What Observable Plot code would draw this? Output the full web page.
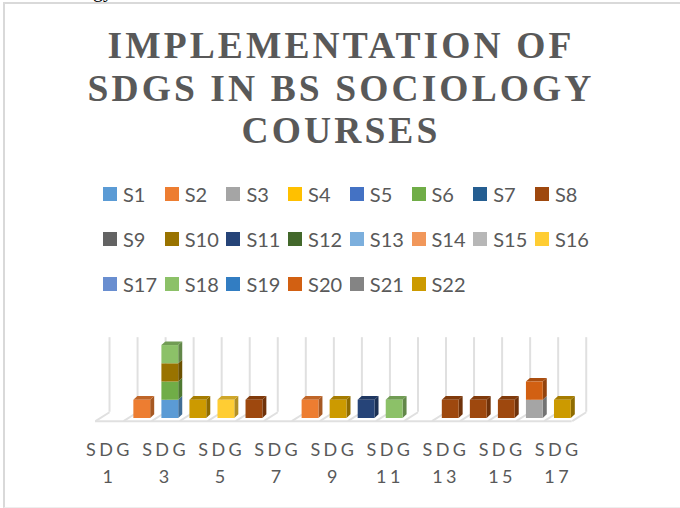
<!DOCTYPE html>
<html><head><meta charset="utf-8">
<script src="https://cdn.jsdelivr.net/npm/d3@7"></script>
<script src="https://cdn.jsdelivr.net/npm/@observablehq/plot@0.6"></script>
<style>
html,body{margin:0;padding:0;background:#fff;overflow:hidden}
#page{position:relative;width:680px;height:508px;overflow:hidden}
#frame{position:absolute;left:3px;top:2px;width:700px;height:506px;border-left:2px solid #d9d9d9;border-top:2px solid #d9d9d9;border-bottom:1px solid #eeeeee;box-sizing:border-box}
#cut{position:absolute;left:83px;top:-21px;font:20px "Liberation Serif";color:#000}
#title{position:absolute;left:1px;top:25px;width:680px;text-align:center;font:bold 37.5px/42.5px "Liberation Serif";letter-spacing:3.1px;color:#595959}
.leg{position:absolute;font:20px/24px Lato;color:#595959;white-space:nowrap}
.sw{position:absolute;width:14px;height:14px}
#chart{position:absolute;left:0;top:310px}
.xa text{letter-spacing:3.4px}
</style></head><body>
<div id="page"><div id="frame"></div><div id="cut">ogy</div>
<div id="title">IMPLEMENTATION OF<br>SDGS IN BS SOCIOLOGY<br>COURSES</div>
<div id="chart"></div></div>
<script>
const seriesNames=["S1","S2","S3","S4","S5","S6","S7","S8","S9","S10","S11","S12","S13","S14","S15","S16","S17","S18","S19","S20","S21","S22"];
const seriesColors=["#5b9bd5","#ed7d31","#a5a5a5","#ffc000","#4472c4","#70ad47","#255e91","#9e480e","#636363","#997300","#264478","#43682b","#7cafdd","#f1975a","#b7b7b7","#ffcd33","#698ed0","#8cc168","#327dc2","#d26012","#848484","#cc9a00"];
const barSdg=[2,3,3,3,3,4,5,6,8,9,10,11,13,14,15,16,16,17];
const barSeries=["S2","S1","S6","S10","S18","S22","S16","S8","S2","S22","S11","S18","S8","S8","S8","S3","S20","S22"];
const barValue=[1,1,1,1,1,1,1,1,1,1,1,1,1,1,1,1,1,1];
const sdgNumbers=[1,2,3,4,5,6,7,8,9,10,11,12,13,14,15,16,17];
const oddTicks=sdgNumbers.filter(d=>d%2);
const wallMax=4.09;

const colorOf=Object.fromEntries(seriesNames.map((s,i)=>[s,seriesColors[i]]));
const page=document.getElementById("page");
seriesNames.forEach((s,i)=>{
  const col=i%8,row=Math.floor(i/8);
  const sw=document.createElement("div");sw.className="sw";sw.style.background=seriesColors[i];
  sw.style.left=(103+61.7*col)+"px";sw.style.top=(187+45*row)+"px";page.appendChild(sw);
  const t=document.createElement("div");t.className="leg";t.textContent=s;
  t.style.left=(123+61.7*col)+"px";t.style.top=(181.5+45*row)+"px";page.appendChild(t);
});

// perspective offsets expressed in data units
const wallDx=0.5, wallDy=0.49;      // floor depth
const barDx=0.168, barDy=0.148;     // where a bar stands on the floor
const barHalf=0.3, capDx=0.143, capDy=0.2;
const shade=(c,k)=>d3.rgb(c).darker(k).formatHex();

let base={};
const boxes=barSdg.map((x,i)=>{
  const y1=base[x]||0,y2=y1+barValue[i];base[x]=y2;
  return {x,stackTop:y2,l:x+barDx-barHalf,r:x+barDx+barHalf,b:y1+barDy,t:y2+barDy,color:colorOf[barSeries[i]],id:i};
});
const side=boxes.flatMap(d=>[{...d,px:d.r,y1:d.b,y2:d.t},{...d,px:d.r+capDx,y1:d.b+capDy,y2:d.t+capDy}]);
const tops=boxes.filter(d=>d.stackTop===base[d.x]).flatMap(d=>[{...d,py:d.t,x1:d.l,x2:d.r},{...d,py:d.t+capDy,x1:d.l+capDx,x2:d.r+capDx}]);
const bounds=d3.range(0,18).map(k=>k+0.5);

const plot=Plot.plot({
  width:680,height:198,
  marginLeft:95,marginRight:108.3,marginTop:0,marginBottom:87.3,
  x:{domain:[0.5,17.5],axis:null},
  y:{domain:[0,6.07],axis:null},
  color:{type:"identity"},
  style:{background:"transparent"},
  marks:[
    Plot.ruleX(bounds,{x:d=>d+wallDx,y1:wallDy,y2:wallMax+wallDy,stroke:"#e0e0e0",strokeWidth:2}),
    Plot.link(bounds,{x1:d=>d,y1:0,x2:d=>d+wallDx,y2:wallDy,stroke:"#e0e0e0",strokeWidth:2}),
    Plot.ruleY([0],{x1:0.5,x2:17.5,stroke:"#e0e0e0",strokeWidth:2}),
    Plot.areaY(side,{x:"px",y1:"y1",y2:"y2",z:"id",fill:d=>shade(d.color,1.0)}),
    Plot.areaX(tops,{y:"py",x1:"x1",x2:"x2",z:"id",fill:d=>shade(d.color,0.6)}),
    Plot.rect(boxes,{x1:"l",x2:"r",y1:"b",y2:"t",fill:"color",inset:0}),
    Plot.axisX({ticks:oddTicks,tickSize:0,tickPadding:16,tickFormat:d=>`SDG\n${d}`,fontSize:18,lineHeight:1.5,fill:"#595959",fontFamily:"Lato",className:"xa",anchor:"bottom"})
  ]
});
document.getElementById("chart").appendChild(plot);
</script></body></html>
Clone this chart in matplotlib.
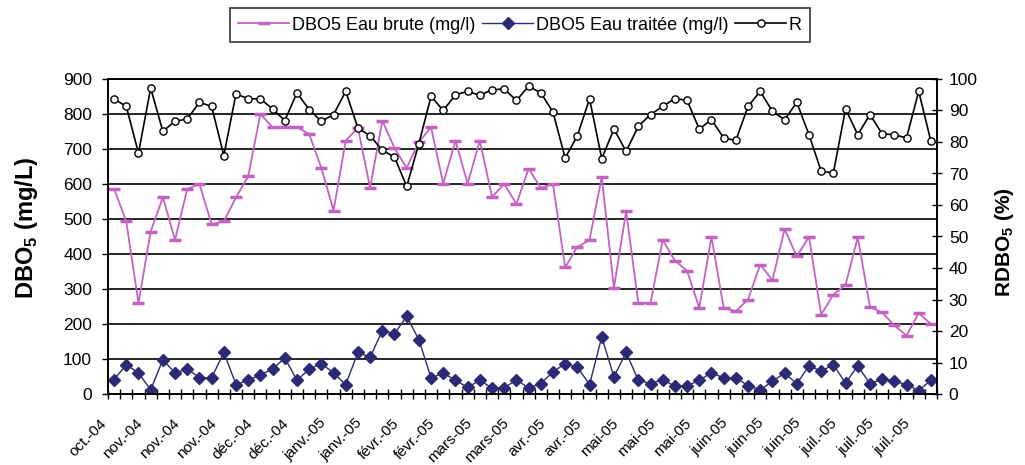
import matplotlib
matplotlib.use('Agg')
import matplotlib.pyplot as plt
import matplotlib.transforms as mtransforms
from matplotlib.ticker import FixedLocator, NullFormatter
import numpy as np

plt.rcParams['font.family'] = ['Liberation Sans', 'DejaVu Sans']
plt.rcParams['mathtext.fontset'] = 'custom'
plt.rcParams['mathtext.rm'] = 'Liberation Sans'
plt.rcParams['mathtext.bf'] = 'Liberation Sans:bold'

# étiquettes de l'axe x (une toutes les 3 mesures)
date_labels = ['oct.-04', 'nov.-04', 'nov.-04', 'nov.-04', 'déc.-04', 'déc.-04',
               'janv.-05', 'janv.-05', 'févr.-05', 'févr.-05', 'mars-05', 'mars-05',
               'avr.-05', 'avr.-05', 'mai-05', 'mai-05', 'mai-05',
               'juin-05', 'juin-05', 'juin-05', 'juil.-05', 'juil.-05', 'juil.-05']

# DBO5 eau brute (mg/l)
dbo_brute = [586, 493, 260, 464, 562, 440, 586, 600, 485, 493,
             562, 622, 800, 762, 762, 762, 743, 646, 524, 724,
             760, 589, 781, 703, 646, 720, 762, 601, 724, 601,
             724, 563, 600, 543, 644, 589, 600, 362, 420, 440,
             620, 303, 522, 260, 260, 440, 381, 352, 246, 449,
             246, 236, 270, 370, 325, 471, 393, 449, 227, 284,
             312, 448, 249, 233, 196, 167, 231, 200]

# DBO5 eau traitée (mg/l)
dbo_traitee = [41, 84, 60, 12, 98, 60, 72, 46, 46, 119,
               27, 39, 55, 71, 103, 39, 71, 87, 60, 27,
               119, 105, 181, 172, 222, 155, 46, 60, 39, 19,
               39, 17, 17, 41, 17, 30, 63, 87, 77, 27,
               163, 49, 119, 39, 30, 41, 22, 22, 40, 60,
               46, 46, 24, 12, 36, 60, 29, 81, 65, 84,
               31, 81, 29, 43, 36, 27, 10, 39]

# rendement R (%)
rendement = [93.7, 91.3, 76.5, 97.1, 83.4, 86.6, 87.3, 92.6, 91.3, 75.7,
             95.3, 93.7, 93.7, 90.5, 86.8, 95.6, 90.3, 86.6, 88.7, 96.1,
             84.4, 82.0, 77.4, 75.2, 65.9, 79.5, 94.5, 90.0, 95.0, 96.1,
             94.8, 96.6, 96.8, 93.2, 97.7, 95.6, 89.5, 74.9, 82.0, 93.7,
             74.7, 84.1, 77.0, 85.0, 88.7, 91.3, 93.8, 93.2, 84.1, 87.1,
             81.3, 80.5, 91.3, 96.1, 89.7, 87.1, 92.6, 82.3, 70.7, 70.2,
             90.5, 82.3, 88.7, 82.6, 82.3, 81.3, 96.1, 80.2]

PINK = '#c462c4'
NAVY = '#2c2a74'

W, H = 1025, 465
fig = plt.figure(figsize=(W / 100, H / 100), dpi=100)
ax = fig.add_axes([108 / W, 1 - 394 / H, (937 - 108) / W, (394 - 79) / H])

x = np.arange(len(dbo_brute))
l1, = ax.plot(x, dbo_brute, color=PINK, lw=1.3, marker='_', ms=9, mew=2.5,
              label='DBO5 Eau brute (mg/l)')
l2, = ax.plot(x, dbo_traitee, color=NAVY, lw=1.0, marker='D', ms=6.5,
              label='DBO5 Eau traitée (mg/l)')

ax2 = ax.twinx()
l3, = ax2.plot(x, rendement, color='black', lw=1.2, marker='o', ms=5.2,
               mfc='white', mec='black', mew=1.0, label='R')

ax.set_xlim(-0.5, len(x) - 0.5)
ax.set_ylim(0, 900)
ax2.set_ylim(0, 100)
ax.set_yticks(range(0, 901, 100))
ax2.set_yticks(range(0, 101, 10))
ax.yaxis.grid(True, color='black', lw=1.2)
ax.set_axisbelow(True)

ax.xaxis.set_major_locator(FixedLocator(np.arange(-0.5, len(x), 1)))
ax.xaxis.set_major_formatter(NullFormatter())
ax.tick_params(axis='x', direction='inout', length=7, width=1.0)
ax.tick_params(axis='y', direction='out', length=4.5, width=1.0, pad=7, labelsize=12.5)
ax2.tick_params(axis='y', direction='inout', length=7, width=1.0, pad=5, labelsize=12.5)
for a in (ax, ax2):
    for s in a.spines.values():
        s.set_color('black')
        s.set_linewidth(1.2)

# étiquettes des dates, décalées comme dans Excel
off = mtransforms.ScaledTranslation(-15 / 100, -22 / 100, fig.dpi_scale_trans)
tr = ax.get_xaxis_transform() + off
for i, lab in enumerate(date_labels):
    ax.text(i * 3, 0, lab, transform=tr, rotation=45, ha='right', va='top',
            rotation_mode='anchor', fontsize=11)

fig.text(26 / W, 1 - 228 / H, r'DBO$_\mathbf{5}$ (mg/L)', rotation=90, ha='center',
         va='center', fontsize=17, fontweight='bold')
fig.text(1005 / W, 1 - 242 / H, r'RDBO$_\mathbf{5}$ (%)', rotation=90, ha='center',
         va='center', fontsize=15, fontweight='bold')

leg = fig.legend(handles=[l1, l2, l3], loc='center', bbox_to_anchor=(520 / W, 1 - 25 / H),
                 ncol=3, frameon=True, fancybox=False, fontsize=13, handlelength=2.8,
                 handletextpad=0.15, columnspacing=0.4, borderpad=0.45)
leg.get_frame().set_edgecolor('black')
leg.get_frame().set_linewidth(1.2)

fig.savefig('out.png', dpi=100, facecolor='white')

* STATED GOAL: Work out how many lines of the listing above include "this". Answer with the number and nothing more.

* RESULT OF THE TASK: 2